Benefit Reference Point2024 Amount
Average monthly benefit (disabled worker)~$1,537
Maximum monthly benefit$3,822
Substantial Gainful Activity (SGA) threshold$1,550/month
SGA threshold (blind individuals)$2,590/month

These figures adjust each year through Cost-of-Living Adjustments (COLAs). The 2024 COLA was 3.2%, applied to existing benefits starting in January 2024. Future years will bring their own adjustments based on inflation data.

What Factors Shape an Individual's Benefit Amount 💡

Several variables determine where your payment lands within that wide range:

Years in the workforce. SSDI requires a minimum number of work credits to qualify at all, and more years of covered employment generally translate into higher AIME figures. A claimant who became disabled in their 30s will typically receive a lower benefit than someone who worked into their 50s before becoming disabled, simply because they had fewer earning years.

Lifetime earnings level. Higher wages produce higher AIME values, which feed into higher PIAs. Someone with a history of professional or skilled-trade work will likely receive more than someone with a history of part-time or low-wage employment.

Age at onset. The SSA uses a concept called bend points in its benefit formula. Your age when disability begins affects how the formula treats your earnings record. Younger workers who haven't had time to build a full earnings history often receive lower benefits, though the formula does contain adjustments for early disability.

Whether dependents receive auxiliary benefits. Eligible family members — including a spouse or children — may qualify for auxiliary benefits based on your record. These are separate payments, not additions to your own check, but they matter when calculating total household income from SSDI.

Prior receipt of other government benefits. If you receive a pension from work not covered by Social Security (certain government jobs, for example), a Windfall Elimination Provision (WEP) or Government Pension Offset (GPO) may reduce your SSDI benefit.

How SSDI Differs from SSI on Payments

It's worth distinguishing SSDI from Supplemental Security Income (SSI), since both programs serve people with disabilities but calculate payments differently.

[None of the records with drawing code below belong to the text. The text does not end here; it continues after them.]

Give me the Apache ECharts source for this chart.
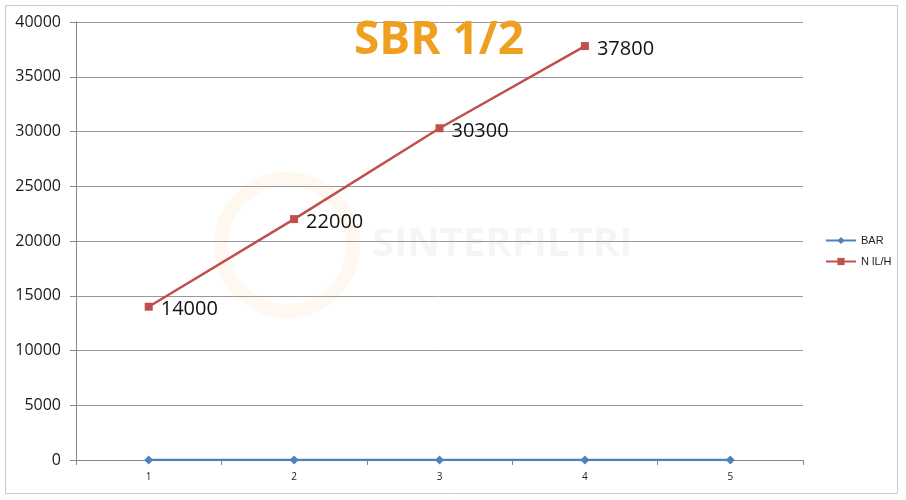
<!DOCTYPE html>
<html><head><meta charset="utf-8">
<script src="https://cdn.jsdelivr.net/npm/echarts@6/dist/echarts.min.js"></script>
<style>html,body{margin:0;padding:0;background:#fff}#c{width:906px;height:500px}</style>
</head><body><div id="c"></div>
<script>
const categories = ['1','2','3','4','5'];
const barValues = [6, 10, 10, 10, 10];
const flowValues = [14000, 22000, 30300, 37800];
const yTicks = {min: 0, max: 40000, interval: 5000};
const titleText = 'SBR 1/2';

const chart = echarts.init(document.getElementById('c'));
chart.setOption({
  animation: false,
  graphic: [
    {type: 'rect', shape: {x: 5.5, y: 5.5, width: 892, height: 488}, style: {fill: 'none', stroke: '#c8c8c8', lineWidth: 1}, z: -10},
    {type: 'circle', shape: {cx: 287, cy: 245, r: 66}, style: {fill: 'none', stroke: 'rgba(245,180,90,0.09)', lineWidth: 14}, z: -5},
    {type: 'text', left: 372, top: 225, style: {text: 'SINTERFILTRI', fill: 'rgba(0,0,0,0.04)', font: 'bold 40px "Open Sans"'}, z: -5}
  ],
  title: {text: titleText, left: 434, top: 13, textAlign: 'center',
    textStyle: {color: '#F0A020', fontSize: 46, fontWeight: 'bold', fontFamily: 'Open Sans'}},
  legend: {orient: 'vertical', left: 820, top: 230, itemGap: 10, itemWidth: 30, itemHeight: 9,
    textStyle: {fontSize: 11, color: '#222', fontFamily: 'Liberation Sans'},
    data: [{name: 'BAR'}, {name: 'N lL/H'}]},
  grid: {left: 76, right: 103, top: 22, bottom: 40},
  xAxis: {type: 'category', data: categories, boundaryGap: true,
    axisLine: {lineStyle: {color: '#888'}},
    axisTick: {show: true, length: 5, lineStyle: {color: '#888'}},
    axisLabel: {fontSize: 10, color: '#222', margin: 12, fontFamily: 'Open Sans'}},
  yAxis: {type: 'value', min: yTicks.min, max: yTicks.max, interval: yTicks.interval,
    axisLine: {show: true, lineStyle: {color: '#888'}},
    axisTick: {show: true, length: 6, lineStyle: {color: '#888'}},
    splitLine: {lineStyle: {color: '#999'}},
    axisLabel: {fontSize: 16, color: '#1a1a1a', margin: 15, fontFamily: 'Open Sans', formatter: v => String(v)}},
  series: [
    {name: 'BAR', type: 'line', data: barValues, symbol: 'diamond', symbolSize: 9,
      lineStyle: {color: '#4F81BD', width: 2.5}, itemStyle: {color: '#4F81BD'}},
    {name: 'N lL/H', type: 'line', data: flowValues, symbol: 'rect', symbolSize: 8,
      lineStyle: {color: '#C0504D', width: 2.5}, itemStyle: {color: '#C0504D'},
      label: {show: true, position: 'right', distance: 8, fontSize: 20, color: '#111', fontFamily: 'Open Sans', offset: [0, 3]}}
  ]
});
</script></body></html>
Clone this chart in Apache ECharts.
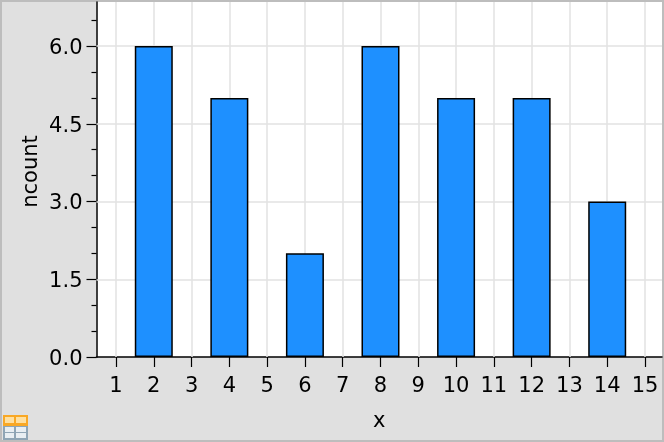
<!DOCTYPE html>
<html><head><meta charset="utf-8">
<style>html,body{margin:0;padding:0;background:#e0e0e0}#c{width:664px;height:442px}</style>
<script src="https://cdn.jsdelivr.net/npm/echarts@6/dist/echarts.min.js"></script></head>
<body><div id="c"></div>
<script>
const xValues=[2,4,6,8,10,12,14];
const ncount=[6,5,2,6,5,5,3];
const xTicks=[1,2,3,4,5,6,7,8,9,10,11,12,13,14,15];
const yTicks=[0,1.5,3,4.5,6];
const yMinorTicks=[0.5,1,2,2.5,3.5,4,5,5.5,6.5];
const font='"DejaVu Sans"';
const chart=echarts.init(document.getElementById('c'),null,{renderer:'canvas'});
const cell=(x,y,w,h,fill)=>({type:'rect',shape:{x,y,width:w,height:h},style:{fill},silent:true});
chart.setOption({
  animation:false,
  backgroundColor:'#e0e0e0',
  grid:{left:96.5,right:2,top:2,bottom:85,backgroundColor:'#ffffff',show:true,borderWidth:0},
  xAxis:{type:'value',min:0.484,max:15.45,name:'x',nameLocation:'middle',nameGap:54,
    nameTextStyle:{fontFamily:font,fontSize:21,color:'#000'},
    axisLine:{show:true,onZero:false,lineStyle:{color:'#000',width:1.5}},
    axisTick:{show:true,length:10,customValues:xTicks,lineStyle:{color:'#000',width:1.2}},
    axisLabel:{customValues:xTicks,fontFamily:font,fontSize:21,color:'#000',margin:19},
    splitLine:{show:false}},
  yAxis:[{type:'value',min:0,max:6.85,name:'ncount',nameLocation:'middle',nameGap:54,nameMoveOverlap:false,
    nameTextStyle:{fontFamily:font,fontSize:21,color:'#000',padding:[0,0,0,16]},
    axisLine:{show:true,onZero:false,lineStyle:{color:'#000',width:1.5}},
    axisTick:{show:true,length:10,customValues:yTicks,lineStyle:{color:'#000',width:1.2}},
    axisLabel:{customValues:yTicks,fontFamily:font,fontSize:21,color:'#000',margin:14,verticalAlign:'top',padding:[-8,0,0,0],formatter:v=>v.toFixed(1)},
    splitLine:{show:false}},
   {type:'value',min:0,max:6.85,position:'left',
    axisLine:{show:false},
    axisTick:{show:true,length:5,customValues:yMinorTicks,lineStyle:{color:'#000',width:1.2}},
    axisLabel:{show:false},splitLine:{show:false}}],
  series:[
   {type:'line',silent:true,symbol:'none',z:1,data:[],
    markLine:{silent:true,symbol:'none',z:1,label:{show:false},lineStyle:{color:'#e2e2e2',width:1.5,type:'solid'},
      data:[...xTicks.map(v=>({xAxis:v})),...yTicks.slice(1).map(v=>({yAxis:v}))]}},
   {type:'bar',barWidth:38,z:3,data:xValues.map((x,i)=>[x,ncount[i]]),
    itemStyle:{color:'#1e90ff',borderColor:'#000',borderWidth:1.5}}
  ],
  graphic:[
   cell(0,0,664,2,'#bdbdbd'),cell(0,440,664,2,'#bdbdbd'),cell(0,0,2,442,'#bdbdbd'),cell(662,0,2,442,'#bdbdbd'),
   cell(3,415,25,11,'#f9a825'),cell(5,417,9,6,'#ffe0a0'),cell(16,417,10,6,'#ffe0a0'),
   cell(3,426,25,14,'#8fa5b5'),cell(5,427,9,5,'#e8eef2'),cell(16,427,10,5,'#e8eef2'),cell(5,433,9,5,'#e8eef2'),cell(16,433,10,5,'#e8eef2')
  ]
});
</script></body></html>
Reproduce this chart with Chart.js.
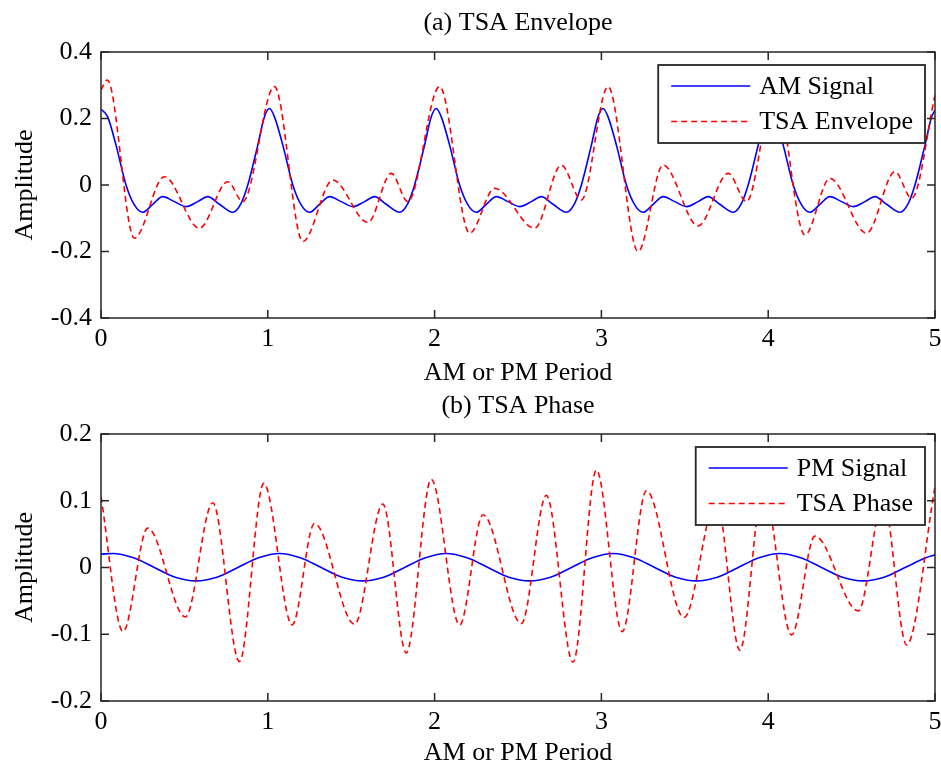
<!DOCTYPE html>
<html>
<head>
<meta charset="utf-8">
<script src="https://cdn.jsdelivr.net/npm/chart.js@4/dist/chart.umd.min.js"></script>
<style>
  html, body { margin: 0; padding: 0; background: #fff; }
  #wrap { position: relative; width: 941px; height: 769px; }
  .box { position: absolute; left: 0; width: 941px; }
  #topBox { top: 0; height: 400px; }
  #botBox { top: 380px; height: 389px; }
</style>
</head>
<body>
<div id="wrap">
  <div class="box" id="topBox"><canvas id="envChart"></canvas></div>
  <div class="box" id="botBox"><canvas id="phaseChart"></canvas></div>
</div>
<script>
// axis ticks
const xTicks = [0, 1, 2, 3, 4, 5];
const envYTicks = [-0.4, -0.2, 0, 0.2, 0.4];
const envYLabels = ["-0.4", "-0.2", "0", "0.2", "0.4"];
const phYTicks = [-0.2, -0.1, 0, 0.1, 0.2];
const phYLabels = ["-0.2", "-0.1", "0", "0.1", "0.2"];

// (a) AM signal
const amX = [
  0, 0.04, 0.09, 0.15, 0.2, 0.25, 0.31, 0.37, 0.44, 0.51, 0.58, 0.64, 0.71, 0.79, 0.84, 0.88, 0.94, 0.98,
  1.01, 1.04, 1.09, 1.15, 1.2, 1.25, 1.31, 1.37, 1.44, 1.51, 1.58, 1.64, 1.71, 1.79, 1.84, 1.88, 1.94, 1.98,
  2.01, 2.04, 2.09, 2.15, 2.2, 2.25, 2.31, 2.37, 2.44, 2.51, 2.58, 2.64, 2.71, 2.79, 2.84, 2.88, 2.94, 2.98,
  3.01, 3.04, 3.09, 3.15, 3.2, 3.25, 3.31, 3.37, 3.44, 3.51, 3.58, 3.64, 3.71, 3.79, 3.84, 3.88, 3.94, 3.98,
  4.01, 4.04, 4.09, 4.15, 4.2, 4.25, 4.31, 4.37, 4.44, 4.51, 4.58, 4.64, 4.71, 4.79, 4.84, 4.88, 4.94, 4.98,
  5.0
];
const amY = [
  0.228, 0.205, 0.12, 0, -0.06, -0.082, -0.058, -0.035, -0.05, -0.065, -0.05, -0.035, -0.058, -0.082, -0.055, 0, 0.12, 0.205,
  0.23, 0.205, 0.12, 0, -0.06, -0.082, -0.058, -0.035, -0.05, -0.065, -0.05, -0.035, -0.058, -0.082, -0.055, 0, 0.12, 0.205,
  0.23, 0.205, 0.12, 0, -0.06, -0.082, -0.058, -0.035, -0.05, -0.065, -0.05, -0.035, -0.058, -0.082, -0.055, 0, 0.12, 0.205,
  0.23, 0.205, 0.12, 0, -0.06, -0.082, -0.058, -0.035, -0.05, -0.065, -0.05, -0.035, -0.058, -0.082, -0.055, 0, 0.12, 0.205,
  0.23, 0.205, 0.12, 0, -0.06, -0.082, -0.058, -0.035, -0.05, -0.065, -0.05, -0.035, -0.058, -0.082, -0.055, 0, 0.12, 0.205,
  0.225
];

// (a) TSA envelope
const envX = [0, 0.038, 0.2, 0.38, 0.59, 0.76, 0.85, 1.04, 1.21, 1.39, 1.6, 1.74, 1.84, 2.03, 2.21, 2.36, 2.6, 2.76, 2.88,
  3.04, 3.22, 3.37, 3.58, 3.76, 3.87, 4.04, 4.22, 4.37, 4.59, 4.76, 4.86, 5.0];
const envY = [0.286, 0.316, -0.16, 0.025, -0.13, 0.01, -0.05, 0.296, -0.17, 0.015, -0.113, 0.035, -0.05, 0.296, -0.145, -0.01, -0.13, 0.06, -0.045,
  0.296, -0.2, 0.06, -0.123, 0.035, -0.05, 0.29, -0.15, 0.02, -0.145, 0.04, -0.04, 0.27];

// (b) PM signal
const pmX = [
  0, 0.07, 0.195, 0.32, 0.445, 0.57, 0.695, 0.82, 0.945,
  1.07, 1.195, 1.32, 1.445, 1.57, 1.695, 1.82, 1.945,
  2.07, 2.195, 2.32, 2.445, 2.57, 2.695, 2.82, 2.945,
  3.07, 3.195, 3.32, 3.445, 3.57, 3.695, 3.82, 3.945,
  4.07, 4.195, 4.32, 4.445, 4.57, 4.695, 4.82, 4.945,
  5.0
];
const pmY = [
  0.02, 0.021, 0.0145, 0, -0.0145, -0.02, -0.0145, 0, 0.0145,
  0.021, 0.0145, 0, -0.0145, -0.02, -0.0145, 0, 0.0145,
  0.021, 0.0145, 0, -0.0145, -0.02, -0.0145, 0, 0.0145,
  0.021, 0.0145, 0, -0.0145, -0.02, -0.0145, 0, 0.0145,
  0.021, 0.0145, 0, -0.0145, -0.02, -0.0145, 0, 0.0145,
  0.019
];

// (b) TSA phase
const phX = [0, 0.132, 0.28, 0.506, 0.67, 0.83, 0.976, 1.146, 1.28, 1.52, 1.69, 1.83, 1.98, 2.15, 2.29, 2.52, 2.67, 2.83, 2.97,
  3.125, 3.27, 3.495, 3.69, 3.83, 3.97, 4.14, 4.28, 4.54, 4.69, 4.83, 5.0];
const phY = [0.106, -0.096, 0.059, -0.074, 0.097, -0.141, 0.126, -0.086, 0.066, -0.085, 0.095, -0.128, 0.132, -0.086, 0.079, -0.084, 0.108, -0.142, 0.146,
  -0.096, 0.115, -0.075, 0.1, -0.124, 0.12, -0.101, 0.047, -0.065, 0.1, -0.116, 0.121];

const FONT = '"Liberation Serif", "Times New Roman", serif';
const FRAME = "#262626";
Chart.defaults.font.family = FONT;
Chart.defaults.font.size = 26;
Chart.defaults.color = "#000";

const pts = (xs, ys) => xs.map((x, i) => ({ x: x, y: ys[i] }));

// frame with inward ticks + legend box drawn over the lines (matlab look)
const boxPlugin = {
  id: "matlabBox",
  afterDatasetsDraw(chart, args, opts) {
    const { ctx, chartArea: a } = chart;
    const xs = chart.scales.x, ys = chart.scales.y;
    ctx.save();
    ctx.strokeStyle = FRAME;
    ctx.lineWidth = 1.5;
    ctx.strokeRect(a.left, a.top, a.right - a.left, a.bottom - a.top);
    ctx.beginPath();
    xs.ticks.forEach((t) => {
      const px = xs.getPixelForValue(t.value);
      ctx.moveTo(px, a.bottom); ctx.lineTo(px, a.bottom - 8);
      ctx.moveTo(px, a.top); ctx.lineTo(px, a.top + 8);
    });
    ys.ticks.forEach((t) => {
      const py = ys.getPixelForValue(t.value);
      ctx.moveTo(a.left, py); ctx.lineTo(a.left + 8, py);
      ctx.moveTo(a.right, py); ctx.lineTo(a.right - 8, py);
    });
    ctx.stroke();

    // title, centred over the axes box
    ctx.font = "26px " + FONT;
    ctx.fillStyle = "#000";
    ctx.textAlign = "center";
    ctx.textBaseline = "middle";
    ctx.fillText(opts.text, (a.left + a.right) / 2, a.top - opts.gap);

    // legend
    const sets = chart.data.datasets;
    const textW = Math.max(...sets.map((d) => ctx.measureText(d.label).width));
    const w = 13 + 79 + 9 + textW + 12;
    const h = 78;
    const x0 = a.right - 10 - w;
    const y0 = a.top + 13;
    ctx.fillStyle = "#fff";
    ctx.fillRect(x0, y0, w, h);
    ctx.strokeStyle = FRAME;
    ctx.lineWidth = 1.8;
    ctx.strokeRect(x0, y0, w, h);
    sets.forEach((d, i) => {
      const cy = y0 + 21 + i * 35.5;
      ctx.beginPath();
      ctx.setLineDash(d.borderDash || []);
      ctx.strokeStyle = d.borderColor;
      ctx.lineWidth = d.borderWidth;
      ctx.moveTo(x0 + 13, cy);
      ctx.lineTo(x0 + 92, cy);
      ctx.stroke();
      ctx.setLineDash([]);
      ctx.fillStyle = "#000";
      ctx.textBaseline = "middle";
      ctx.textAlign = "left";
      ctx.fillText(d.label, x0 + 101, cy + 1);
    });
    ctx.restore();
  },
};

function makeChart(id, o) {
  const ctx = document.getElementById(id).getContext("2d");
  return new Chart(ctx, {
    type: "line",
    data: {
      datasets: [
        {
          label: o.labels[0],
          data: pts(o.sigX, o.sigY),
          borderColor: "#0000ff",
          borderWidth: 1.6,
          pointRadius: 0,
          cubicInterpolationMode: "monotone",
          order: 1,
        },
        {
          label: o.labels[1],
          data: pts(o.tsaX, o.tsaY),
          borderColor: "#ff0000",
          borderWidth: 1.6,
          borderDash: [6, 4],
          pointRadius: 0,
          cubicInterpolationMode: "monotone",
          order: 0,
        },
      ],
    },
    options: {
      responsive: true,
      maintainAspectRatio: false,
      animation: false,
      layout: { padding: { left: 0, right: 6, top: o.top, bottom: 0 } },
      plugins: {
        legend: { display: false },
        tooltip: { enabled: false },
        title: { display: false },
        matlabBox: { text: o.title, gap: o.titleGap },
      },
      scales: {
        x: {
          type: "linear",
          min: 0,
          max: 5,
          afterBuildTicks: (s) => { s.ticks = xTicks.map((v) => ({ value: v })); },
          afterFit: (s) => { s.height = o.xHeight; s.paddingLeft = 0; s.paddingRight = 0; },
          grid: { display: false, drawTicks: false },
          border: { display: false },
          ticks: { padding: 6, maxRotation: 0, autoSkip: false, callback: (v) => String(v) },
          title: { display: true, text: "AM or PM Period", padding: { top: 0, bottom: o.xTitlePad } },
        },
        y: {
          min: o.yTicks[0],
          max: o.yTicks[o.yTicks.length - 1],
          afterBuildTicks: (s) => { s.ticks = o.yTicks.map((v) => ({ value: v })); },
          afterFit: (s) => { s.width = 101; s.paddingTop = 0; s.paddingBottom = 0; },
          grid: { display: false, drawTicks: false },
          border: { display: false },
          ticks: { padding: 9, callback: (v) => o.yLabels[o.yTicks.indexOf(v)] },
          title: { display: true, text: "Amplitude", padding: { top: 9.4, bottom: 0 } },
        },
      },
    },
    plugins: [boxPlugin],
  });
}

makeChart("envChart", {
  title: "(a) TSA Envelope",
  labels: ["AM Signal", "TSA Envelope"],
  sigX: amX, sigY: amY, tsaX: envX, tsaY: envY,
  yTicks: envYTicks, yLabels: envYLabels,
  top: 52, titleGap: 29,
  xHeight: 82, xTitlePad: 11.4,
});

makeChart("phaseChart", {
  title: "(b) TSA Phase",
  labels: ["PM Signal", "TSA Phase"],
  sigX: pmX, sigY: pmY, tsaX: phX, tsaY: phY,
  yTicks: phYTicks, yLabels: phYLabels,
  top: 54, titleGap: 28,
  xHeight: 68, xTitlePad: 0,
});
</script>
</body>
</html>
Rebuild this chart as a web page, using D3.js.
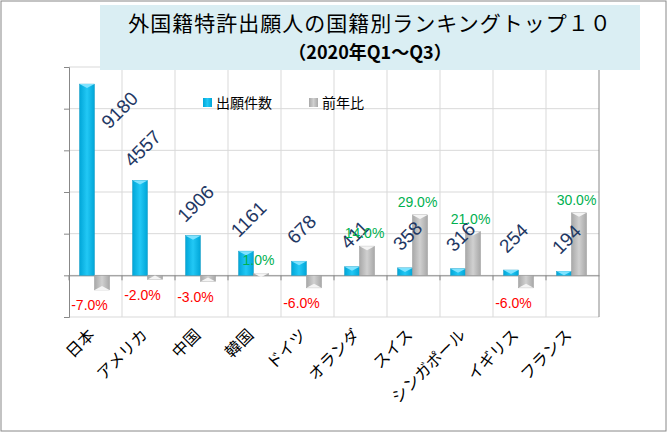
<!DOCTYPE html><html><head><meta charset="utf-8"><script src="https://cdn.jsdelivr.net/npm/d3@7"></script>
<style>body{margin:0;background:#fff}svg{font-family:"Noto Sans CJK JP",sans-serif}</style></head><body><svg width="672" height="435"></svg><script>
const categories=["日本","アメリカ","中国","韓国","ドイツ","オランダ","スイス","シンガポール","イギリス","フランス"];
const counts=[9180,4557,1906,1161,678,411,358,316,254,194];
const yoy=[-7,-2,-3,1,-6,14,29,21,-6,30];
const countTicks=[-2000,0,2000,4000,6000,8000,10000];
const svg=d3.select("svg");
const defs=svg.append("defs");
function grad(id,c1,c2){const g=defs.append("linearGradient").attr("id",id);g.append("stop").attr("offset","0").attr("stop-color",c1);g.append("stop").attr("offset","0.5").attr("stop-color",c2);g.append("stop").attr("offset","1").attr("stop-color",c1);}
grad("gb","#00a6d8","#22c8f5");grad("gg","#a8a8a8","#d0d0d0");
svg.append("rect").attr("x",1).attr("y",1).attr("width",665).attr("height",430).attr("fill","#fff").attr("stroke","#888");
const x=d3.scaleBand().domain(categories).range([69,599]);
const y=d3.scaleLinear().domain([-2000,10000]).range([317,67]);
const y2=d3.scaleLinear().domain([-20,100]).range([317,67]);
const g=svg.append("g");
g.selectAll(".h").data(countTicks).join("line").attr("x1",69).attr("x2",599).attr("y1",d=>y(d)).attr("y2",d=>y(d)).attr("stroke","#d9d9d9");
g.selectAll(".v").data(categories.slice(1)).join("line").attr("x1",d=>x(d)).attr("x2",d=>x(d)).attr("y1",67).attr("y2",317).attr("stroke","#d9d9d9");
g.append("line").attr("x1",599).attr("x2",599).attr("y1",67).attr("y2",317).attr("stroke","#888");
svg.append("g").attr("transform","translate(69,0)").call(d3.axisLeft(y).tickValues(countTicks).tickFormat("").tickSize(5)).call(a=>a.select(".domain").attr("stroke","#888")).selectAll("line").attr("stroke","#888");
svg.append("g").attr("transform",`translate(0,${y(0)})`).call(d3.axisBottom(x).tickFormat("").tickSize(5).tickSizeOuter(0)).call(a=>a.select(".domain").attr("stroke","#888")).selectAll("line").attr("stroke","#888").attr("transform",`translate(${-x.bandwidth()/2},0)`);
const bw=15;
categories.forEach((c,i)=>{
 const cx=x(c)+x.bandwidth()/2;
 const yb=y(counts[i]);
 svg.append("rect").attr("x",cx-bw-1).attr("y",yb).attr("width",bw).attr("height",y(0)-yb).attr("fill","url(#gb)").attr("stroke","#1a9cc4").attr("stroke-width",0.5);
 svg.append("path").attr("d",`M${cx-bw-1},${yb}L${cx-1},${yb}L${cx-bw/2-1},${yb+4}Z`).attr("fill","#7fe3ff");
 const v=yoy[i],yt=Math.min(y2(v),y2(0)),h=Math.abs(y2(v)-y2(0));
 svg.append("rect").attr("x",cx-1).attr("y",yt).attr("width",bw).attr("height",h).attr("fill","url(#gg)").attr("stroke","#999").attr("stroke-width",0.5);
 svg.append("path").attr("d",v>=0?`M${cx-1},${yt}L${cx+bw-1},${yt}L${cx+bw/2-1},${yt+4}Z`:`M${cx-1},${yt+h}L${cx+bw-1},${yt+h}L${cx+bw/2-1},${yt+h-4}Z`).attr("fill","#f4f4f4");
 let lx=cx-6, ly=yb-32;
 if(ly<100){lx=cx+24;ly=110;}
 svg.append("text").attr("transform",`translate(${lx},${ly}) rotate(-45)`).attr("font-family","Liberation Sans,Arial").attr("font-size",19).attr("fill","#1f3864").attr("text-anchor","middle").attr("dy","0.35em").text(counts[i]);
 svg.append("text").attr("x",cx+ (v>=0?4:-6)).attr("y",v>=0?y2(v)-8:y2(v)+20).attr("text-anchor","middle").attr("font-family","Liberation Sans,Arial").attr("font-size",14).attr("fill",v>=0?"#00b050":"#ff0000").text(v.toFixed(1)+"%");
 svg.append("text").attr("transform",`translate(${cx},${336}) rotate(-45)`).attr("text-anchor","end").attr("font-size",16).attr("fill","#000").text(c);
});
svg.append("rect").attr("x",100).attr("y",5).attr("width",540).attr("height",65).attr("fill","#daeef3");
svg.append("text").attr("x",370).attr("y",31).attr("text-anchor","middle").attr("font-size",21).attr("letter-spacing",1).text("外国籍特許出願人の国籍別ランキングトップ１０");
svg.append("text").attr("x",370).attr("y",59).attr("text-anchor","middle").attr("font-size",18).attr("font-weight","bold").text("（2020年Q1～Q3）");
const lg=[["出願件数","url(#gb)",203],["前年比","url(#gg)",309]];
lg.forEach(l=>{svg.append("rect").attr("x",l[2]).attr("y",98).attr("width",9).attr("height",9).attr("fill",l[1]);svg.append("text").attr("x",l[2]+13).attr("y",108).attr("font-size",14).text(l[0]);});
</script></body></html>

SSI pays a federally set flat rate — $943/month for individuals in 2024 — adjusted downward based on income, assets, and living arrangements. SSDI has no asset test and no income-based reduction of the base benefit, but it depends entirely on your earnings record.

Some people qualify for both programs simultaneously (concurrent benefits), typically when their SSDI payment is low enough that SSI fills the gap up to the federal benefit rate.

Back Pay and What It Means for Your Total Payment

If approved after a lengthy application process, many recipients receive a lump-sum back pay payment covering the months between their established onset date and the date of approval — minus a mandatory five-month waiting period at the start.

Back pay can represent months or even years of accumulated benefits. For claimants who waited through reconsideration and an ALJ hearing, that single payment can be substantial. It arrives separately from ongoing monthly payments and is subject to the same tax rules as regular SSDI.

The Piece Only You Can Supply

The national averages and program formulas above describe how the system works in aggregate. What they can't tell you is how your specific earnings record, the age your disability began, your work credits, and any other income sources translate into an actual monthly figure.

The SSA's online my Social Security portal lets you view your personal earnings record and estimated benefit amounts — that's the closest thing to a real answer for your situation. What the program structure explains is the mechanism. Your work history and circumstances fill in the number.